◆ **Available data**
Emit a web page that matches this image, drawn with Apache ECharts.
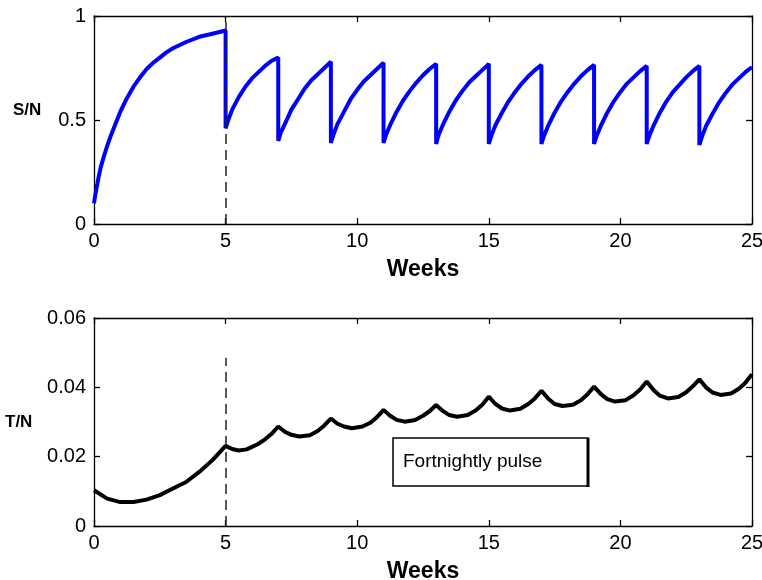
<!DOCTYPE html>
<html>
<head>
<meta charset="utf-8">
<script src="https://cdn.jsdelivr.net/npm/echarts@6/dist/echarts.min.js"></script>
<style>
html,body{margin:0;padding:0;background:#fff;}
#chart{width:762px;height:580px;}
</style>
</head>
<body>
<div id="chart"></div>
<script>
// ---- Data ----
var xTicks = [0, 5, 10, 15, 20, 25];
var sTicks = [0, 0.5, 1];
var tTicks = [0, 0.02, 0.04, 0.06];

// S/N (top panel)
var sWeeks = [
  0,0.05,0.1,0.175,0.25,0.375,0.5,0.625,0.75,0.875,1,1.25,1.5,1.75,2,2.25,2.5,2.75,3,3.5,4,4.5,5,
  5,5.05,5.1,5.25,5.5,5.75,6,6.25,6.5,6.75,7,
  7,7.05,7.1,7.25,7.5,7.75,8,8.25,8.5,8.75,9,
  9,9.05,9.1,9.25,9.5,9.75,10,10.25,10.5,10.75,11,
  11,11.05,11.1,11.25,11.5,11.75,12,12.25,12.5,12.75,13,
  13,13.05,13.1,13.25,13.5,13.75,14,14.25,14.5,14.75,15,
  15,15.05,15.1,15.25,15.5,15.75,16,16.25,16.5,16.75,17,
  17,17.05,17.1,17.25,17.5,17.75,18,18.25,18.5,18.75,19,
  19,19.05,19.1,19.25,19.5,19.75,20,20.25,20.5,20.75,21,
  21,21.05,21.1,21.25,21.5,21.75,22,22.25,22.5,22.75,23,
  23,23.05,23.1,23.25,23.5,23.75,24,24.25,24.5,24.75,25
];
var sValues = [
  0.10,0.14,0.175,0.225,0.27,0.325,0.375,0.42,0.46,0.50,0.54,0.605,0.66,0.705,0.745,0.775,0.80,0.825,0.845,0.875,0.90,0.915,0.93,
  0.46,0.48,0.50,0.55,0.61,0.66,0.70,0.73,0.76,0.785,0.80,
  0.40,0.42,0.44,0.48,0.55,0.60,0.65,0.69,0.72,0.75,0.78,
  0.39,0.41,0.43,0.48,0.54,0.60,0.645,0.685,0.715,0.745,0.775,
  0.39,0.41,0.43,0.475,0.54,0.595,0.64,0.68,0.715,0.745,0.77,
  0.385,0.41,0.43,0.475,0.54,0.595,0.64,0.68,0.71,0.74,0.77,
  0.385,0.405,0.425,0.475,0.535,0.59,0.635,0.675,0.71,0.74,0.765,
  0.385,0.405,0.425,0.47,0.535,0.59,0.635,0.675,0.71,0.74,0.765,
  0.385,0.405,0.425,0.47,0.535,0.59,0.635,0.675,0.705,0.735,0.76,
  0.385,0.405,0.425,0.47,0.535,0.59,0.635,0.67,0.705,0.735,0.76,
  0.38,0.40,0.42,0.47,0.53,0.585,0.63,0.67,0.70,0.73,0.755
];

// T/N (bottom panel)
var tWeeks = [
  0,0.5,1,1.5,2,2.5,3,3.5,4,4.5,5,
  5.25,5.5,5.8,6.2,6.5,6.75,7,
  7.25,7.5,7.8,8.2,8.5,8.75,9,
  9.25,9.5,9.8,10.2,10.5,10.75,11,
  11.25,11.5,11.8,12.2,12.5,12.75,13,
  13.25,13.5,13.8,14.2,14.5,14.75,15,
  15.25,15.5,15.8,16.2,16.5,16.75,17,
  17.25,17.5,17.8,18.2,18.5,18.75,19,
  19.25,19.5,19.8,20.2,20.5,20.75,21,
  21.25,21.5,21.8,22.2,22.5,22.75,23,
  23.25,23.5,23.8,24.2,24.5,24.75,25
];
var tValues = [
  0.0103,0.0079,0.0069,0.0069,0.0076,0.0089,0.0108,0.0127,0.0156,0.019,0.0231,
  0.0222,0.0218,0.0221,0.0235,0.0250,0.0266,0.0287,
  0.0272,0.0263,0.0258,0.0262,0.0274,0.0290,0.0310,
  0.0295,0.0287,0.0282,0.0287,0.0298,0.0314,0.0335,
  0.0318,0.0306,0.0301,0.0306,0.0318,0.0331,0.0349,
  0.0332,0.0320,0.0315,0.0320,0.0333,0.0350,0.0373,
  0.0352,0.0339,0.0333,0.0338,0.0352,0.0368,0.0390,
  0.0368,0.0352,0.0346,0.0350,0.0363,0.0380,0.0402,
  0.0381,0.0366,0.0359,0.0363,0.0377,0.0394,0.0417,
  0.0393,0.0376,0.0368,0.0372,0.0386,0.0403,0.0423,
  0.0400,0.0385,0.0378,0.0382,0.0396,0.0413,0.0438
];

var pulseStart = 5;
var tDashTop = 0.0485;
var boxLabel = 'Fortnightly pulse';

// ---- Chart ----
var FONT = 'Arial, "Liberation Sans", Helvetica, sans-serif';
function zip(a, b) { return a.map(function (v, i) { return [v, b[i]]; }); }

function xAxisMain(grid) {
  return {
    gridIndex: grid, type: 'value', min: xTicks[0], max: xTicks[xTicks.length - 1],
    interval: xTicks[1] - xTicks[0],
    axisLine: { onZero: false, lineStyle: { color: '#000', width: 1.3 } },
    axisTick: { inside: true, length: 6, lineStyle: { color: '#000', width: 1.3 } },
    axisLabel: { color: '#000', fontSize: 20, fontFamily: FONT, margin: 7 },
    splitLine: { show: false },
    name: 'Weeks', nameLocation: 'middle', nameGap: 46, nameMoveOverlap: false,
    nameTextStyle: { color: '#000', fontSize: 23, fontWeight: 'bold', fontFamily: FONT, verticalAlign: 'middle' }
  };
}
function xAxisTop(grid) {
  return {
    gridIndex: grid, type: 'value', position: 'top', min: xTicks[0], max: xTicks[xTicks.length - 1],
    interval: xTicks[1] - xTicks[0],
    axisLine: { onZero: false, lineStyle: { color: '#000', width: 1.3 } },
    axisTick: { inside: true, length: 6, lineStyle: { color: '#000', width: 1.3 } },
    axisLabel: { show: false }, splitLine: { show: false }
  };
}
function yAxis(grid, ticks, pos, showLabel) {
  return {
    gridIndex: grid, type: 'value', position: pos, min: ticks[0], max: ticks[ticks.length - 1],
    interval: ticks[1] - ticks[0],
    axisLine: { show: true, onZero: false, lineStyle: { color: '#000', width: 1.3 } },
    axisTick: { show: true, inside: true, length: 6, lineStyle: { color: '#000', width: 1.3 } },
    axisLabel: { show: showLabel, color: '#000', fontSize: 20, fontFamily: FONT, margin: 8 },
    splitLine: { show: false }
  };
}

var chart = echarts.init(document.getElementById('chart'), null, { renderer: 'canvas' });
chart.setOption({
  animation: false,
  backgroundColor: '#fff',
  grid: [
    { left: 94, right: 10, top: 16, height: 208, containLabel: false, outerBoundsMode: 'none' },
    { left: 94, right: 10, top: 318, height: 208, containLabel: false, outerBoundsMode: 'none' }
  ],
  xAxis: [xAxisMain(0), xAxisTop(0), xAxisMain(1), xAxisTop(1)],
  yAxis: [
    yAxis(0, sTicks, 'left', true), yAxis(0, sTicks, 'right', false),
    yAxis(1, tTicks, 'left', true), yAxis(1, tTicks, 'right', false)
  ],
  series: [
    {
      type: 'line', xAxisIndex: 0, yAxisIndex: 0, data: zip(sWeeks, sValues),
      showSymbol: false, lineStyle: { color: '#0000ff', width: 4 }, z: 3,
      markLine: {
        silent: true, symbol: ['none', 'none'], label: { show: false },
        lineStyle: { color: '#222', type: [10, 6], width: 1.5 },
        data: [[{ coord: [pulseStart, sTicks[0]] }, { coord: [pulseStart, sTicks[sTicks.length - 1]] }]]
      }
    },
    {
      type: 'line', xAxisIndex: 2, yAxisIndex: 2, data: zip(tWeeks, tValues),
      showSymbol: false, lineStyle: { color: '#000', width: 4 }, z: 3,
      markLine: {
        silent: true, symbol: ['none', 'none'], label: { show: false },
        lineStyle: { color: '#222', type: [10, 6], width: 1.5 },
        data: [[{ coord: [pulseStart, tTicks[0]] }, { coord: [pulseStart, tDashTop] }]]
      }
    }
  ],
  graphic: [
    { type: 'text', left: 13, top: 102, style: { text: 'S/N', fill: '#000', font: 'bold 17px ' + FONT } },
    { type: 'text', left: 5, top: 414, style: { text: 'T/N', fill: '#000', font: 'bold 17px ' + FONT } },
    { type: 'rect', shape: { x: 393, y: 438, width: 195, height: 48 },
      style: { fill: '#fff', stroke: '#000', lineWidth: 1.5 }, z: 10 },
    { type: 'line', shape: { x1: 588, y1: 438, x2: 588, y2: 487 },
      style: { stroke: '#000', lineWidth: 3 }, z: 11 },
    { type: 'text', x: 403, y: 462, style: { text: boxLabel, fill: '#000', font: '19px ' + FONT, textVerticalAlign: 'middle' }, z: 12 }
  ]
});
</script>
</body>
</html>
---
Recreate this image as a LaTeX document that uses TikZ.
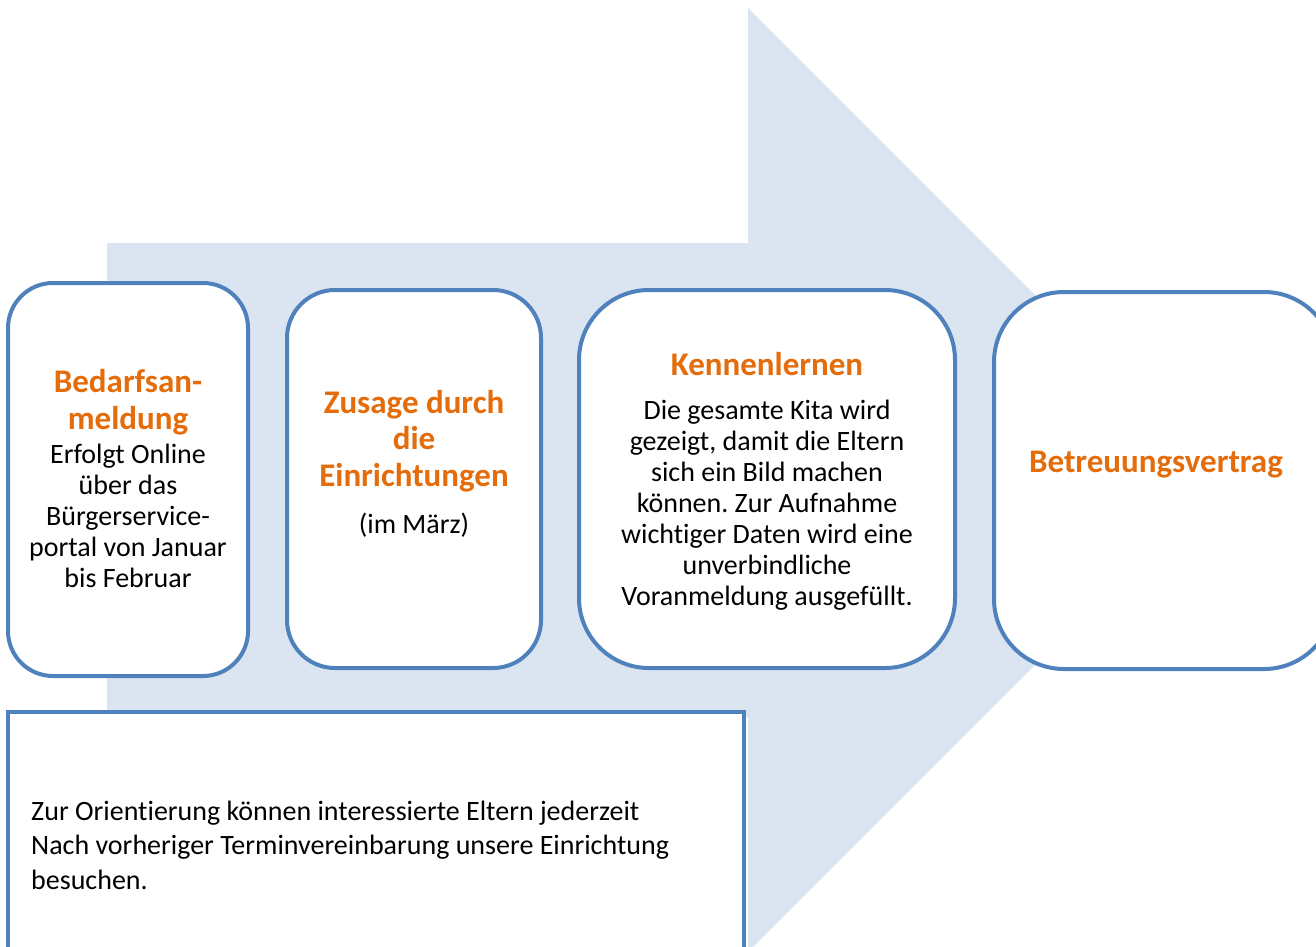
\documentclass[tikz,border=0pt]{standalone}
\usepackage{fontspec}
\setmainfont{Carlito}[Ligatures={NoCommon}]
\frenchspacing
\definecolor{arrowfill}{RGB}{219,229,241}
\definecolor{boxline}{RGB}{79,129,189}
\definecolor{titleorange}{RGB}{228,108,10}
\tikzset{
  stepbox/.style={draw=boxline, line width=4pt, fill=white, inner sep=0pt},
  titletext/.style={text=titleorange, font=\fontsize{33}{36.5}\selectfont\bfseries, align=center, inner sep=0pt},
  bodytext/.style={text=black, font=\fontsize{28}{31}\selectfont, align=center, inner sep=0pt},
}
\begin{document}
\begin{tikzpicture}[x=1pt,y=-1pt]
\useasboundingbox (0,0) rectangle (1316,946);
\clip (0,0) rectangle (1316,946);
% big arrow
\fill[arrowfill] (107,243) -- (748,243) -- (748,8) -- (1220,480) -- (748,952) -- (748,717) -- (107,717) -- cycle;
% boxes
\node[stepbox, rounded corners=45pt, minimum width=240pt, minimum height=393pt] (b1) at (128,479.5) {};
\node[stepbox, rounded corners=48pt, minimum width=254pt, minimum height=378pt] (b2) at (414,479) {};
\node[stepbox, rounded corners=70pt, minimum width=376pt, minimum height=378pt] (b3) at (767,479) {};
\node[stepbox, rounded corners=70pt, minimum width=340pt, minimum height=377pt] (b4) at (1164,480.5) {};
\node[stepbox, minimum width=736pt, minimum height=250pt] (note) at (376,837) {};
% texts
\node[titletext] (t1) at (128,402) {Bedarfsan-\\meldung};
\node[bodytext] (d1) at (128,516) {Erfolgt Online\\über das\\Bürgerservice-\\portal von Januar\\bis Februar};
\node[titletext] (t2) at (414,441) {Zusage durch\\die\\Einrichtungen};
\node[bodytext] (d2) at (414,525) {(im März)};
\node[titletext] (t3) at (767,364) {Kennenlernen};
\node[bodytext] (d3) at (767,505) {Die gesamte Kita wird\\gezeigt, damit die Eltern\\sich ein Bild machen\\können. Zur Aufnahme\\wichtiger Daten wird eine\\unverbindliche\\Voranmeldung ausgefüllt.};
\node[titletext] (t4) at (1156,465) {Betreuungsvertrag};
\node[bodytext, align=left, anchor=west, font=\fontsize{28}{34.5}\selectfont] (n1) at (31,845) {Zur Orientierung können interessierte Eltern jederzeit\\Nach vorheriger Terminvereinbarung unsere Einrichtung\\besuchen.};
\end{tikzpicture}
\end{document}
---
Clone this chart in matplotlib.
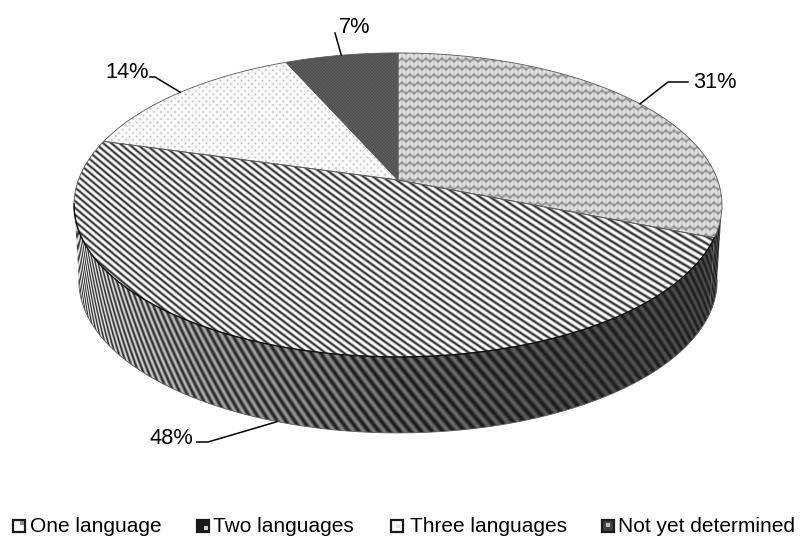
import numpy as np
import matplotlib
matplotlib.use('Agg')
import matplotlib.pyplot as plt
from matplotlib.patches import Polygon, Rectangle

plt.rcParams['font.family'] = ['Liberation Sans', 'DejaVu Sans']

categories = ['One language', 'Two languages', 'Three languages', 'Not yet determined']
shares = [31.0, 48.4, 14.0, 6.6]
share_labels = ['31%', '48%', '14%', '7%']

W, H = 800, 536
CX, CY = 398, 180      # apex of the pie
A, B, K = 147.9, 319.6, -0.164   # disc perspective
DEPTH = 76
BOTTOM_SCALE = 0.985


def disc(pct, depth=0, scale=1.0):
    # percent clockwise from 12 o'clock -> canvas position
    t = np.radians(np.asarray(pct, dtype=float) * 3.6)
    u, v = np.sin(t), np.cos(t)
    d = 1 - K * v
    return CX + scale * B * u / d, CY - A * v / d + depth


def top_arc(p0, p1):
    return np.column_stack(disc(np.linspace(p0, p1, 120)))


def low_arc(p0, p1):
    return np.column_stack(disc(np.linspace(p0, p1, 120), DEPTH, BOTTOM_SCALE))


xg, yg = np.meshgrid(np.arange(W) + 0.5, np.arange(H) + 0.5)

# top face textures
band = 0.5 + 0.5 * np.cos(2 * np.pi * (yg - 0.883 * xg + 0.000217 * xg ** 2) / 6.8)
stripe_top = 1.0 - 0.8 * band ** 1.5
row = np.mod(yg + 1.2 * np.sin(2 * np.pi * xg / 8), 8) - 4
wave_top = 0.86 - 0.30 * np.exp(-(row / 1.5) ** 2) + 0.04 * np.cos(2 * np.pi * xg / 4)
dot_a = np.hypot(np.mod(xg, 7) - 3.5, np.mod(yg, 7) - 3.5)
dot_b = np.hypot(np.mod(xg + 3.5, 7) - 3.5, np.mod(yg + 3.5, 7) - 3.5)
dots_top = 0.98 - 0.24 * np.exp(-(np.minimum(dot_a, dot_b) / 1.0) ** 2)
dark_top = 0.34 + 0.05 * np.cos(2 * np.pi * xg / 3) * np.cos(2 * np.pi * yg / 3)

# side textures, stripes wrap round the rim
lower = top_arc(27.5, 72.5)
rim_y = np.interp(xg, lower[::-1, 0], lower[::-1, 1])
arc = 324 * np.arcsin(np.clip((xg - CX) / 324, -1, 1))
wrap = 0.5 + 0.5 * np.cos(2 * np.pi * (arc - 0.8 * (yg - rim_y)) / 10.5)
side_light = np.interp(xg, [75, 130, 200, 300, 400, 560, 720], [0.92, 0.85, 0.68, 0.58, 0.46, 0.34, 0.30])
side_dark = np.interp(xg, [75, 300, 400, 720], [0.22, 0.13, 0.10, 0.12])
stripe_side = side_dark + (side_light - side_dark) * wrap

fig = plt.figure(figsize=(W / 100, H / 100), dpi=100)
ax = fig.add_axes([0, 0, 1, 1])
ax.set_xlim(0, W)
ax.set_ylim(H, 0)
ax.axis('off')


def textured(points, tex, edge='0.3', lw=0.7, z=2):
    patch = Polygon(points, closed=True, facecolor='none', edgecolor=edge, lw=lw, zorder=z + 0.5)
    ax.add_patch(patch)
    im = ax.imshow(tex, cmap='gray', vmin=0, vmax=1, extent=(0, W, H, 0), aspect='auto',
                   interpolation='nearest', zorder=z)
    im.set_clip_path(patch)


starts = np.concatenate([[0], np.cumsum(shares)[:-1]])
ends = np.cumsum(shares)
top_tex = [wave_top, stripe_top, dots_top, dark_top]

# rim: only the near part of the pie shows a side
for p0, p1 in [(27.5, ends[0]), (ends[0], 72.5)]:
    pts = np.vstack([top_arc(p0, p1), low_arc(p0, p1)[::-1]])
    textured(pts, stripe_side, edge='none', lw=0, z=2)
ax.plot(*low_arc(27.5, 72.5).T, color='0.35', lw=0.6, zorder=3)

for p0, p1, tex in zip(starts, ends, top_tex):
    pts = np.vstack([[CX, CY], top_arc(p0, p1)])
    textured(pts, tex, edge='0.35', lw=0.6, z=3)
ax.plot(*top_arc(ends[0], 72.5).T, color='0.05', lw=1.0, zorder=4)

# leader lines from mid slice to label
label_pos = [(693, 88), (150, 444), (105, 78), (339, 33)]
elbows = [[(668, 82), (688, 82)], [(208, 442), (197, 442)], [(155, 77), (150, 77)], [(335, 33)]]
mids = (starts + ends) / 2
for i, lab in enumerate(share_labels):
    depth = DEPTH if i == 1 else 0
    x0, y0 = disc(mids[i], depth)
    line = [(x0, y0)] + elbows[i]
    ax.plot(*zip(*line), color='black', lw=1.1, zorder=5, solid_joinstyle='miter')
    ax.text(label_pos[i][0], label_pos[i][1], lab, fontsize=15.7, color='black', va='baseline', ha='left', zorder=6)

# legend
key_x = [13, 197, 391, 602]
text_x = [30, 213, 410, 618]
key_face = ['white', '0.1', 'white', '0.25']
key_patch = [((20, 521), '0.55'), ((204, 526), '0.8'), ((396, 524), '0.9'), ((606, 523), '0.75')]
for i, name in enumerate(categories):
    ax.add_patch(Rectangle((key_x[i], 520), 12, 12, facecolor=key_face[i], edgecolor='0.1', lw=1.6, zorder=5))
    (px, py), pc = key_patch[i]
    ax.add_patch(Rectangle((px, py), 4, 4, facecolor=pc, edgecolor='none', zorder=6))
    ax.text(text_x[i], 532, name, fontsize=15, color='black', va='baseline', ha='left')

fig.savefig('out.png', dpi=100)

◆ **Task objective**
Leave the pictures out and copy exactly the lines from the one with "Emit a web page" through the one with "var tTicks = [0, 0.02, 0.04, 0.06];", nothing more.

◆ **Complete output**
Emit a web page that matches this image, drawn with Apache ECharts.
<!DOCTYPE html>
<html>
<head>
<meta charset="utf-8">
<script src="https://cdn.jsdelivr.net/npm/echarts@6/dist/echarts.min.js"></script>
<style>
html,body{margin:0;padding:0;background:#fff;}
#chart{width:762px;height:580px;}
</style>
</head>
<body>
<div id="chart"></div>
<script>
// ---- Data ----
var xTicks = [0, 5, 10, 15, 20, 25];
var sTicks = [0, 0.5, 1];
var tTicks = [0, 0.02, 0.04, 0.06];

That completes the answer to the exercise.